Trouver ses propres mots

Parfois, quelqu’un lui demandait de relater son expérience, pour l’écrire et la publier. « Je refuse », affirmait-elle. « Si un jour cette histoire doit être écrite, je veux qu’elle le soit avec mes propres mots. » Il lui a fallu de nombreuses années, et une longue enquête, pour les trouver. Survivante du génocide des Tutsi en 1994, Beata Umubyeyi Mairesse s’était jusqu’alors fait connaître en écrivant des nouvelles puis deux romans attachants, aux sujets liés à ce qu’elle a vécu au Rwanda. Trente ans après les faits, elle présente dans Le convoi un récit rédigé, malgré ses hésitations permanentes, avec les mots qui lui permettent, dit-elle, de « parler de l’intérieur ».
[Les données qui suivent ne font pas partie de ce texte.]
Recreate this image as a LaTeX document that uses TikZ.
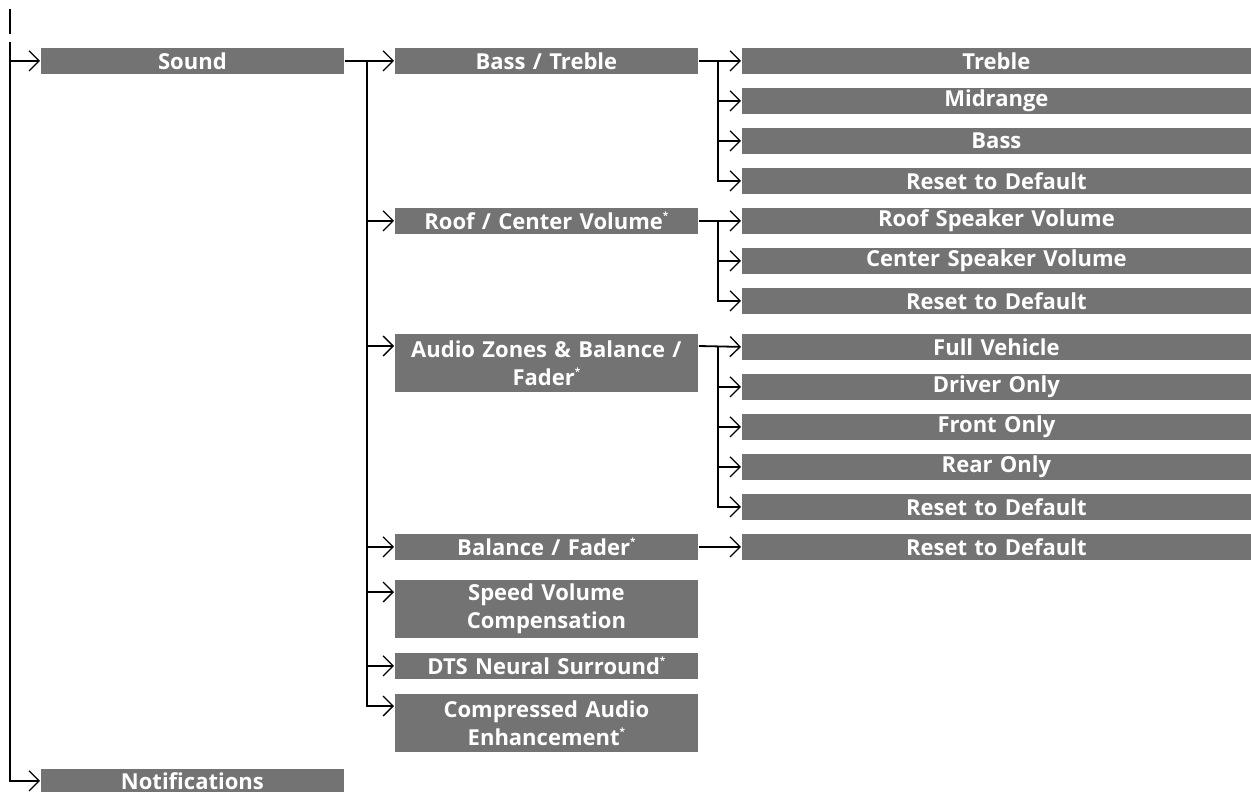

Beata Umubyeyi Mairesse    | Le convoi. Flammarion, 334 p., 21 €

Peut-on, veut-on raconter ? Les survivants des génocides se sont souvent posé ces questions, quand ils ne se sentent pas écoutés, ou plus simplement quand le récit de ce qu’ils ont vécu est imprononçable. Certains ont choisi d’écrire des fictions, trouvant dans la littérature des mots accessibles. D’autres se taisent définitivement. Ce n’est jamais facile. Contrairement à ce qui est souvent dit, parler ou écrire est toujours une épreuve. Différente de celle d’un témoin ou d’un descendant de survivant.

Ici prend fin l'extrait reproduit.